Python language / CPython interpreter ideas
- Security audit of python. Using as many automated processes as possible.
- Clean up the porting ifdefs, including os and posixmodule
- Python speed up. Reduce memory usage, speedup startup time. The two main speed regressions of the 2.0, 2.1,2.2,2.3,2.4 releases. (438,453,499,771,880) syscalls vs 106 for latest perl. 0m0.031s, 0m0.029s, 0m0.037s, 0m0.059s, 0m0.057s real time to start vs 0m0.007s for the latest perl.

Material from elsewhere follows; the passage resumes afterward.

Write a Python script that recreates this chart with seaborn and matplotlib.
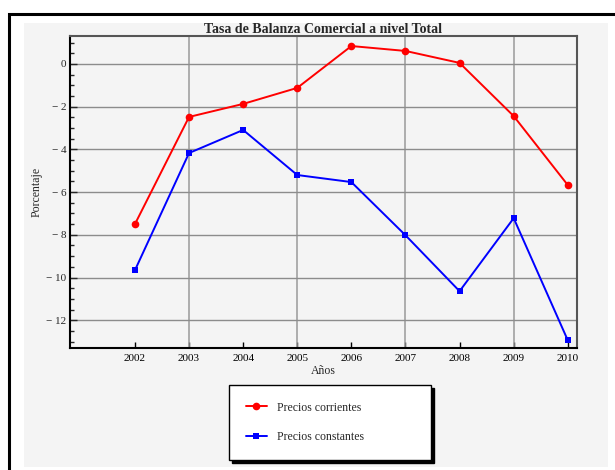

Add a MemoryUsageProfiler to python. Currently it is almost impossible to figure out where memory is going in a large python program, especially if you have C extensions loaded. It'd be nice to know where the memory is going, if there are circular references, or if objects are being held too long. See the bcannon-sandboxing branch in svn for an attempt at a proof-of-concept. There have been several attempts with varying success: http://guppy-pe.sourceforge.net/ and http://pysizer.8325.org/
- math speedups or IO speedups (I think the string-in-base-10 to an int was recently sped up, but there may be other similar locations)
- Add regular code-coverage (both C and Python) to the build system (maybe even to Buildbot?)
- Better introspection support for C functions: ability to expose arguments through inspect. Might require retrofitting existing extensions.
- Provide more and better debugging of reference counting, garbage collection, and other memory issues for extension and embedding authors.
- Write tools that leverage the new compiler AST-- tools to analyze code, walk the AST, modify it, allow a modified AST to be compiled back to bytecode. Work on PEP 267.
Re-implement the peephole optimizer to use the AST. (See this branch)
Create a practical statistical profiler designed for inclusion in core Python. (You might want to take a look at Andy Wingo's statprof profiler as a starting point. -- SkipMontanaro) Also/alternatively, create a thread-aware profiler -- none of the current profilers are useful with multi threaded code.
The development of the new NumPy has led to good ideas for how to get a generic multidimensional array object into Python 2.6. Somebody willing to work with the NumPy developers to take the essential portions of NumPy and create a basearray (also called a dimarray) that could be included as a base-class multidimensional array object along with a general-purpose data-type object. This project has already been started but needs someone with time to help it along. See the Array Interface description page for an SVN check-out. This project has large impact potential for Python.
Improve Python threading performance, maybe remove GlobalInterpreterLock (GIL). (Note that the chance of getting a remove-the-GIL patch into core Python is near zero.) Reducing memory usage, and other resource usage will give a nice speedup.
- Improve cross-compiling support of Python interpreter.
- Deprecate .pyo files and come up with a way of specifying what optimizations have taken place within the bytecode. Would work well with also implementing a way to have user-defined optimizations take place at .pyc creation time.
Auto-generate code (as much as is reasonably possible) to go from Python's parse tree to the AST (essentially generate a large chunk of ast.c.
Bootstrap the pure Python implementation of import (found here, but a newer version lives here) so that it can be used as the actual import mechanism instead of the C implementation.
- Try to speed up access to the built-in namespace. Various proposals in the past have come up about how to deal with shadowing of built-ins (including a new keyword).